## Problem statement
Repeat the listing below word for word, stopping after the line that contains "const sites = ['S1', 'S2', 'S3', 'S4'];".

## Data shown
##############################

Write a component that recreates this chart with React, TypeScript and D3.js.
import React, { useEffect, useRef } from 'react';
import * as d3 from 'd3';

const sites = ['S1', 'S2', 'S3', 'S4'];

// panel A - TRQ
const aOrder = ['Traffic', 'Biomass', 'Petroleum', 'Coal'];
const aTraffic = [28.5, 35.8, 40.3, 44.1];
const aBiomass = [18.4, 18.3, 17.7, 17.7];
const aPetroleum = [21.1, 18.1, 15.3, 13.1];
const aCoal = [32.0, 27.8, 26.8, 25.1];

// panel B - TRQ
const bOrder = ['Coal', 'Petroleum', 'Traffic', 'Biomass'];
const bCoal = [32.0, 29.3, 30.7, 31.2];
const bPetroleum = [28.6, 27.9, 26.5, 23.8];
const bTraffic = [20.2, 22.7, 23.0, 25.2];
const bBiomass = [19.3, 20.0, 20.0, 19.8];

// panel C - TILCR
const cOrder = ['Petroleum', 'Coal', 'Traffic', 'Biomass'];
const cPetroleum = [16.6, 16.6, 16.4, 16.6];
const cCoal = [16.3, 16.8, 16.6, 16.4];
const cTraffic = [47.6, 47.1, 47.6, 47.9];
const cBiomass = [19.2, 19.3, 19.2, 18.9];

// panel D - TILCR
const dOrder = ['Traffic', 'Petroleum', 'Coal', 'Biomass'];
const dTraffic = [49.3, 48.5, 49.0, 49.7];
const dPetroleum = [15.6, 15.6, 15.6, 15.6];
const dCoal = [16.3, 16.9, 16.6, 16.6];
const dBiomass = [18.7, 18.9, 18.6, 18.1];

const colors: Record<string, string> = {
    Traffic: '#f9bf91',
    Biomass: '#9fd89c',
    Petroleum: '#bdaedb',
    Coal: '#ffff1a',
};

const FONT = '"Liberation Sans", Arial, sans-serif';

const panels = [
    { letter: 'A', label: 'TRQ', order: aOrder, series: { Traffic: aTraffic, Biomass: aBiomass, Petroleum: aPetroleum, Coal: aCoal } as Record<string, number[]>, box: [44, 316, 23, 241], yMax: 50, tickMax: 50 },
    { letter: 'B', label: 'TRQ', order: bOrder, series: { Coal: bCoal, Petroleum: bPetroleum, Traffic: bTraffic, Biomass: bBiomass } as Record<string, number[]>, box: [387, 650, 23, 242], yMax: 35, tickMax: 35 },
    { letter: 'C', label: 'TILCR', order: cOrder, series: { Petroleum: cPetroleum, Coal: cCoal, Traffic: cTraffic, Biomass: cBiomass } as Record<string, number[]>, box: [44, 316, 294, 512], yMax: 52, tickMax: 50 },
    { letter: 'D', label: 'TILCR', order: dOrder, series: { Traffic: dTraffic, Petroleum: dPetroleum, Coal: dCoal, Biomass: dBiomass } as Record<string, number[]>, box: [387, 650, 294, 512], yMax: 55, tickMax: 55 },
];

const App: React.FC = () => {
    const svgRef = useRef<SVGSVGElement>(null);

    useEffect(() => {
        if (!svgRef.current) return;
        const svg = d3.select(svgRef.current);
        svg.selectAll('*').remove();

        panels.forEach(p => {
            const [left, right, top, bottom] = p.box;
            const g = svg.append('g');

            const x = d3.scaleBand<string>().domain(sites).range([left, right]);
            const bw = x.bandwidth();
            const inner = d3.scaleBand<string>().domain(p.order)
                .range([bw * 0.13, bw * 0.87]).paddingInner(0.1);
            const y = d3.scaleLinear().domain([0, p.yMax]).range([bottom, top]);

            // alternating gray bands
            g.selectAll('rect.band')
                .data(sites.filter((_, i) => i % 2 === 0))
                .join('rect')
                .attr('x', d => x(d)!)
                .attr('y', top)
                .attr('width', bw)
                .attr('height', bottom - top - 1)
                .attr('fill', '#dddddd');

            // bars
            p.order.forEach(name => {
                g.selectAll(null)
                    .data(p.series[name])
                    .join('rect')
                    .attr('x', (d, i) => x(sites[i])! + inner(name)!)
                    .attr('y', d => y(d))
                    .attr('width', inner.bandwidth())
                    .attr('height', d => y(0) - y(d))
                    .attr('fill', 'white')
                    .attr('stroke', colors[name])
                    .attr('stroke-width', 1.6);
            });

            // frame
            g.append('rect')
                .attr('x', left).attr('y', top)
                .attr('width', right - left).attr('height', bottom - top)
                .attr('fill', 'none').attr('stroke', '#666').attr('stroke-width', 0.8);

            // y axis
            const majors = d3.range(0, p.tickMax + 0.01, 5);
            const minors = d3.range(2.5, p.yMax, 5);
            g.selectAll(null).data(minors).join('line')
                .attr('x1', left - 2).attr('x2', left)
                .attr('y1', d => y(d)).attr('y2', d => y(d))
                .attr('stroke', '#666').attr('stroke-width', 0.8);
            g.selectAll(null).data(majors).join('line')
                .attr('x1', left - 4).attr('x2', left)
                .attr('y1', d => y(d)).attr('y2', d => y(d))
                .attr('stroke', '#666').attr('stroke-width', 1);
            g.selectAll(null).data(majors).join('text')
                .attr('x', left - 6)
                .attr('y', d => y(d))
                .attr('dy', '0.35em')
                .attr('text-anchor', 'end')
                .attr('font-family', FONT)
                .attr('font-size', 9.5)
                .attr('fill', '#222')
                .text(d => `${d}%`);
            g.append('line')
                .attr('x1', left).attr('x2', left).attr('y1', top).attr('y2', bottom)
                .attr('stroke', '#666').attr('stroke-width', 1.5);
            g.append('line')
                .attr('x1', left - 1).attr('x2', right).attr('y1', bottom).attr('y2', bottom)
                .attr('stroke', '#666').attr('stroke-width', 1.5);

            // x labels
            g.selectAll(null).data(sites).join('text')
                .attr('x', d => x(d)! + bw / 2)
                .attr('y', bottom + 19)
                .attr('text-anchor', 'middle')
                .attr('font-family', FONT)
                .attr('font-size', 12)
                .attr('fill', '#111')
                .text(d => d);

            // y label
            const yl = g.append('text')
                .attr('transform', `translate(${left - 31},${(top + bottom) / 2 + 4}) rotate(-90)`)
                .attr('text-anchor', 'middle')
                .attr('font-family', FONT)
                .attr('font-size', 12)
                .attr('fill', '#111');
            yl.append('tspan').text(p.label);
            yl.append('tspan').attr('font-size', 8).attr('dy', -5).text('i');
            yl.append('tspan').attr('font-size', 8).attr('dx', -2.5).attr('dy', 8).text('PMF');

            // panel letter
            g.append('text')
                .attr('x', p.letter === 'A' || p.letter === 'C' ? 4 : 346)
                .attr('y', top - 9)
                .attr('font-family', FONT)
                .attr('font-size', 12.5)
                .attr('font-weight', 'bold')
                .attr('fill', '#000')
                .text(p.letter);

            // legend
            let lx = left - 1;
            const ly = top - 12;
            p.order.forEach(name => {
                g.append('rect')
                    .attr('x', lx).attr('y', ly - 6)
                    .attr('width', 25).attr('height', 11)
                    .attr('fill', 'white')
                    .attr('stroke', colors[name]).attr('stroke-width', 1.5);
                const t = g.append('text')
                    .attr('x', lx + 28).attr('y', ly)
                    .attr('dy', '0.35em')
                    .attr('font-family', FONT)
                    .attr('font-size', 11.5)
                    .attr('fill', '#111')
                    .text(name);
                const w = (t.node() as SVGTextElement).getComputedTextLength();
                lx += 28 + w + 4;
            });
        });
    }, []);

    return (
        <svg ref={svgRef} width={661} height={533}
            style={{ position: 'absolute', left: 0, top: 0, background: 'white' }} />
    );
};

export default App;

##############################

## Solution below
Write a component that recreates this chart with React, TypeScript and D3.js.
import React, { useEffect, useRef } from 'react';
import * as d3 from 'd3';

const sites = ['S1', 'S2', 'S3', 'S4'];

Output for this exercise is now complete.